Nov. 6, 2000, The American Prospect: "Yet with e-spin, it often seems that for every success on the part of a campaign, there's a comparable blunder. In August, Florida Governor Jeb Bush's office was accused of 'bigotry' and of being 'anti-Semitic' after a staffer accidentally e-mailed out a Bible verse to reporters instead of Bush's schedule. (The verse read in part: '[Every] spirit that does not acknowledge Jesus is not from God. This is the spirit of the antichrist.') And in a more serious slip-up in May, the Hillary Clinton campaign inadvertently sent out the e-mail addresses of hundreds of reporters at the top of an update on the First Lady's travel plans. Matt Drudge got his hands on the list and put a story about it on his Web site; before long, other sites advertised the whole list. Soon, reporters were getting blitzed with hate e-mails from right-wingers lurking in the FreeRepublic.com neighborhood of the Internet. One such message, reported in The Washington Post, read: 'Since Hillary Klinton was nice enough to publish all your e-mail addresses, us in the right wing conspiracy wanted to drop each of you a note to say that you're all slime.'"
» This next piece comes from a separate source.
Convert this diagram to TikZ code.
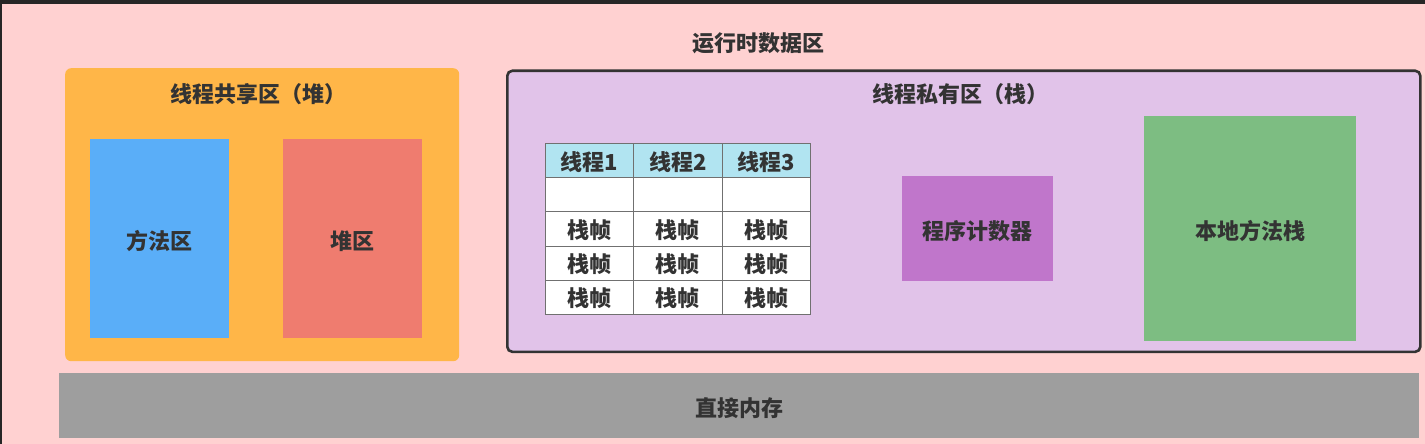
\documentclass[tikz,border=0pt]{standalone}
\usepackage{fontspec}
\setmainfont{Noto Sans CJK SC}
\begin{document}
\begin{tikzpicture}[x=1pt,y=-1pt,
  txt/.style={font=\fontsize{22}{25}\selectfont\bfseries, text=textc, inner sep=0pt},
  lbl/.style={txt, yshift=-2pt},
  area/.style={anchor=north west, inner sep=0pt, draw=none},
  cell/.style={anchor=north west, draw=gridc, line width=0.9pt, fill=white, minimum width=88.33pt, minimum height=34.2pt, inner sep=0pt, text depth=0pt, font=\fontsize{22}{25}\selectfont\bfseries, text=textc}
]
\definecolor{pinkbg}{HTML}{FFD1D1}
\definecolor{darkbg}{HTML}{262626}
\definecolor{orangec}{HTML}{FFB648}
\definecolor{bluec}{HTML}{5AAEF8}
\definecolor{redc}{HTML}{EF7C6F}
\definecolor{purplebg}{HTML}{E1C3E9}
\definecolor{purplec}{HTML}{C076CB}
\definecolor{greenc}{HTML}{7DBD82}
\definecolor{grayc}{HTML}{9E9E9E}
\definecolor{headc}{HTML}{B1E4F1}
\definecolor{gridc}{HTML}{707070}
\definecolor{textc}{HTML}{333333}
\definecolor{borderc}{HTML}{333333}

\useasboundingbox (0,0) rectangle (1425,444);
\fill[darkbg] (0,0) rectangle (1425,444);
\fill[pinkbg] (2,4) rectangle (1425,444);

\node[txt] (title) at (758,43) {运行时数据区};

% shared area
\node[area, fill=orangec, rounded corners=6pt, minimum width=394pt, minimum height=293pt] (shared) at (65,68) {};
\node[txt] (sharedtitle) at (258,94) {线程共享区（堆）};
\node[area, fill=bluec, minimum width=139pt, minimum height=199pt] (method) at (90,139) {};
\node[lbl] (methodlbl) at (method.center) {方法区};
\node[area, fill=redc, minimum width=139pt, minimum height=199pt] (heap) at (283,139) {};
\node[lbl] (heaplbl) at (heap.center) {堆区};

% private area
\node[area, draw=borderc, line width=2.6pt, fill=purplebg, rounded corners=5pt, minimum width=913pt, minimum height=281pt] (private) at (506,69.5) {};
\node[txt] (privatetitle) at (960,94) {线程私有区（栈）};

% table
\foreach \c/\x in {1/545,2/633.33,3/721.67}{
  \node[cell, fill=headc] (h\c) at (\x,143) {线程\c};
  \node[cell] (e\c) at (\x,177.2) {};
  \node[cell] (ra\c) at (\x,211.4) {栈帧};
  \node[cell] (rb\c) at (\x,245.6) {栈帧};
  \node[cell] (rc\c) at (\x,279.8) {栈帧};
}

\node[area, fill=purplec, minimum width=151pt, minimum height=105pt] (pc) at (902,176) {};
\node[lbl] (pclbl) at (pc.center) {程序计数器};
\node[area, fill=greenc, minimum width=212pt, minimum height=225pt] (native) at (1144,116) {};
\node[lbl] (nativelbl) at (native.center) {本地方法栈};

% direct memory
\node[area, fill=grayc, minimum width=1360pt, minimum height=65pt] (direct) at (59,373) {};
\node[lbl] (directlbl) at (direct.center) {直接内存};
\end{tikzpicture}
\end{document}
Feb. 2, 2001, The Washington Times: "'There's no fingernail polish on the nails. There have been Senate sessions without even any lipstick. It's pushing it to the Janet Reno, Donna Shalala crowd,' opines Internet scribe Matt Drudge, who weighed in on Mrs. Clinton's style crisis in a recent column. 'Even Patty Murray is more glamorous than Hillary," giggles Mr. Drudge, on the phone from his Miami newsroom. "It has Washington completely buzzing out.'"
March 5, 2007, Wonkette: "This is a conveniently context-free video clip of an audio clip of Hillary Clinton speaking supposedly before a southern Black church. You might notice that she's talkin' funny. Which is all well and good when beloved character actors or presidents do it, but when politicians do it, they're pandering. Or something. Anyway, Matt Drudge said this was important. So listen to it over and over again and start quoting it to your friends at happy hour. Now you're in the gang of 500!"